What you actually need, is a person with sufficient authority to inspect the factory and tell people what to do. Before we had records or records management, we would do this with armies, and criminal organisations have historically done it with the threat of violence.
In a democratic, rule of law system, the process is enhanced by records of legislation - a record of what the parliament said the law was. It is also enhanced by having a records of regulation - what the regulator said needed to be in place. At some point, an inspector could enhance the process by identifying themselves using records, and enhance the process by issuing a record about the inspection.

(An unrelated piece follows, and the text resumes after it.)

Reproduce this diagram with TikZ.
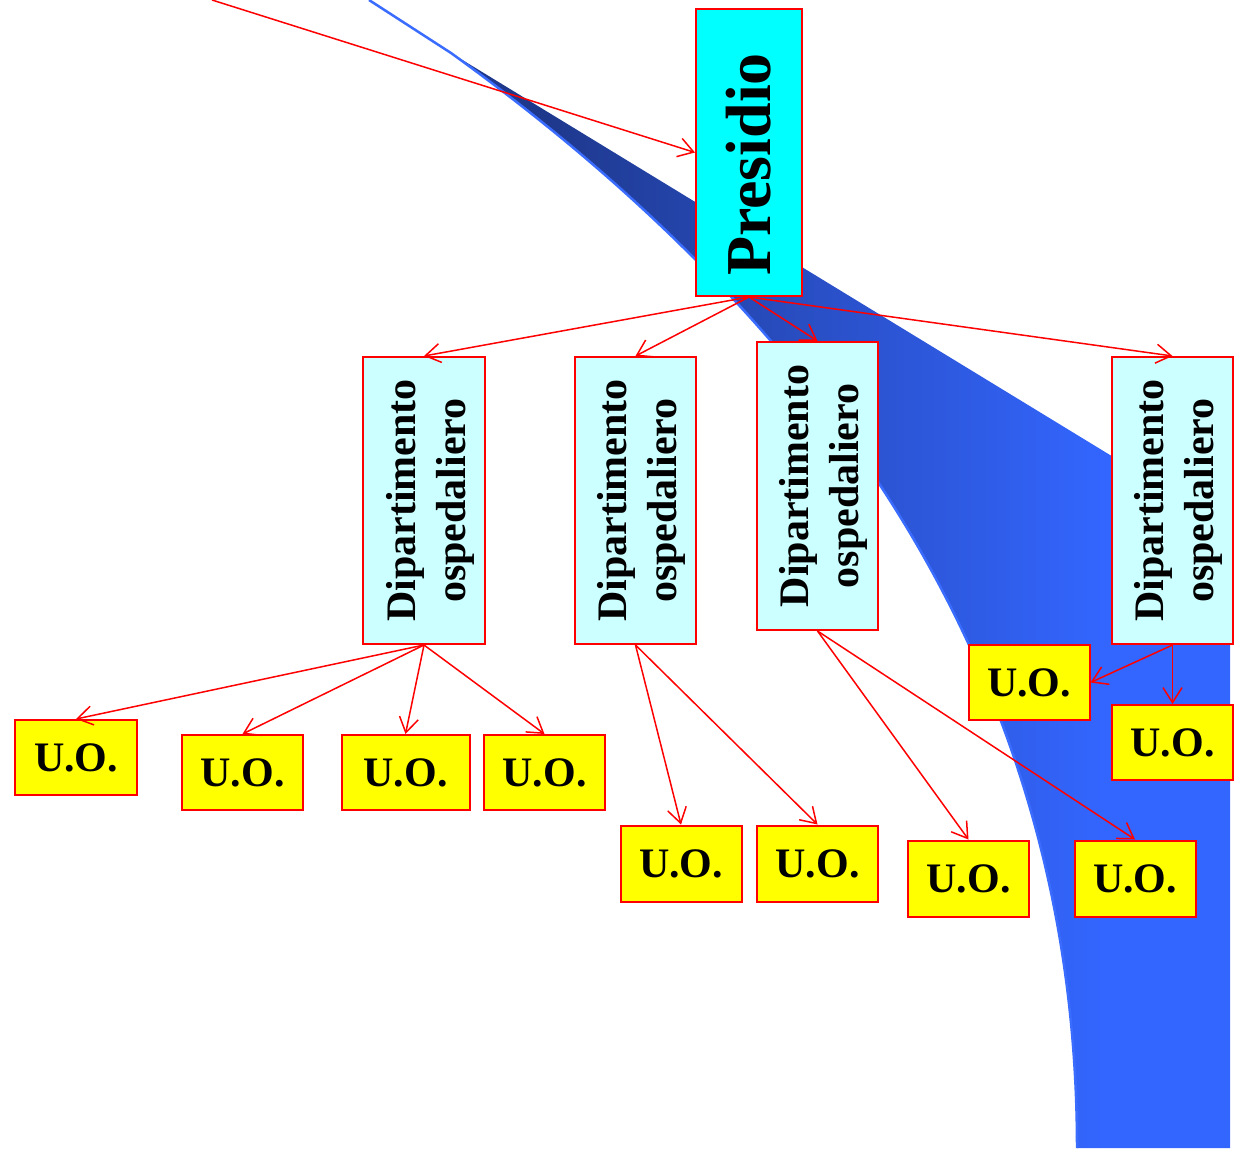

The point is, that accountability in both of these situations is achievable without any records. It's impractical, but achievable - because accountability is absolutely nothing to do with records. It is a commitment to hold to account about commitments - a commitment that needs to be made and carried out by people who are interested in ensuring that what was committed to, is what was done.
It's a people thing.
And where was records management in either of these hypotheticals?
Nowhere.
It didn't produce an iota of accountability.
So when we say that Records Management delivers accountability, managers just assume that we came down in the last rain shower because they've been holding people to account all day, and records management hasn't been involved.
But records probably have - even if they weren't really aware of it.
This is because they understand something about records that many of us don't, without ever having to be told.
They know that records are a tool that has certain inherent and irreducible value, that (like any other tool) can be used to increase efficiency and effectiveness - but that's all, they are value neutral tools that produce zero value without people doing work with them.
They also know that records management is generally the thing they fund because the process is designed to achieve compliance with their archive's policy - this happens because the legislation and policy were designed with the outcomes noted above in mind, and that's what the practice pattern reflects.
They know that if they want to deliver accountability in their organisation, they need (first) a group of people committed to accountability as a principle, then they need a business process that delivers it. They will create and use records during this process because of the inherent and irreducible value of records. At some point, if there is a retention requirement for the records they produce, records management may help them deliver on this tiny little part of the much larger project and program of change that they will have to deliver for their "enhanced accountability program."
The question we should keep in mind when we make any assertion outside of retention management for records management, is how do we figure out when we're on shaky ground with an assertion, vs. solid ground.
I think this is simple, we need to remember that records management was designed to solve a specific problem, and think about whether we are talking about that specific problem.
If we're not, this doesn't mean that we can't deliver it.
It means that we're likely to have a significant gap between what we're doing, and what we're promising.
And we have to recognise that our audience are likely to be experiencing some form of cognitive dissonance created by their gap.
So we need to have a plan that articulates "HOW," and we need to make the articulation of that plan part of the assertion.
Or they won't trust us.
What do you think?
What else do you think it is safe to assert about the value of records management?
A lot of different threads here - and I want to call out two that aren't your main point:
"we automatically got a catalogue of the records in the form of the directory structure." - this is a fallacy that we all tend to fall for in RM, but have you SEEN some of our directory structures??? it's not the metadata silver bullet we wish it was.
My main question - how does everyone feel about RM being reduced to "functional description with retention management"?